Deep Reinforcement Learning Via Nonlinear Model Predictive Control for Thermal Process with Variable Longtime Delay

Abstract

The main concern in thermal process control revolves around uncertainties and disturbances, arising from external processes, unmodeled dynamics, or simplified characteristics, to name a few. For instance, a primary source of uncertainties involves disturbances and long-time delays, which typically lead to loose robust control performance. This paper develops a robust control technique based on Reinforcement-Learning (RL) strategies via Deep Deterministic Policy Gradient (DDPG), integrating Nonlinear Model Predictive Control (NMPC). The NMPC works as a policy generator and the DDPG strategy is devoted to evaluating the learning process. While NMPC was able to approach tracking performance, the combined scheme with DDPG allowed further robust performance in terms of adaptation to changing thermal process conditions such as external disturbances and variations to internal model parameters.
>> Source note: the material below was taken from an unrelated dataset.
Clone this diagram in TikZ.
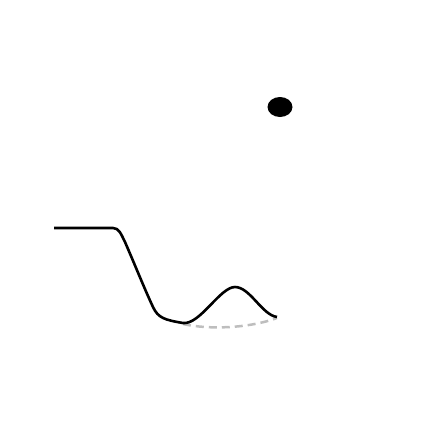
\documentclass[tikz,border=0pt]{standalone}
\usepackage{xcolor}
\usetikzlibrary{math}
\definecolor{mygray}{RGB}{190,190,190}

\begin{document}
\begin{tikzpicture}[x=1pt,y=-1pt]
\tikzmath{
\rx=12.5;
\ry=10;
}
\useasboundingbox (0,0) rectangle (432,432);

\fill (280,107) circle (\rx pt and \ry pt);

\draw[line width=2.5pt, dash pattern=on 8pt off 5pt, color=mygray] (183,324) .. controls (210,330) and (250,328) .. (277,318);

\draw[line width=2.6pt, line join=round] (54,228) -- (113,228)
  .. controls (119,228) and (121,234) .. (125,242)
  .. controls (135,265) and (145,290) .. (153,307)
  .. controls (158,318) and (165,320) .. (183,323)
  .. controls (200,325) and (220,287) .. (235,287)
  .. controls (250,287) and (262,315) .. (277,317);
\end{tikzpicture}
\end{document}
Indeed, combining strategies (NMPC-based DDPG) rendered unnecessary offline design of a terminal cost and constraints typically required in traditional robustified NMPC strategies. The RL agent was trained, tested, and validated in a simulation environment using a thermal process with longtime delay. Results demonstrated that the proposed NMPC-based DDPG technique achieved nearly similar tracking performance compared to traditional NMPC strategies, even maintaining control objectives. However, the proposed control strategy exhibited enhanced adaptivity regarding NMPC under the presence of disturbances and model parameter variations. The latter findings are expected to have an impact on the energy resources of real thermal processes in the industry.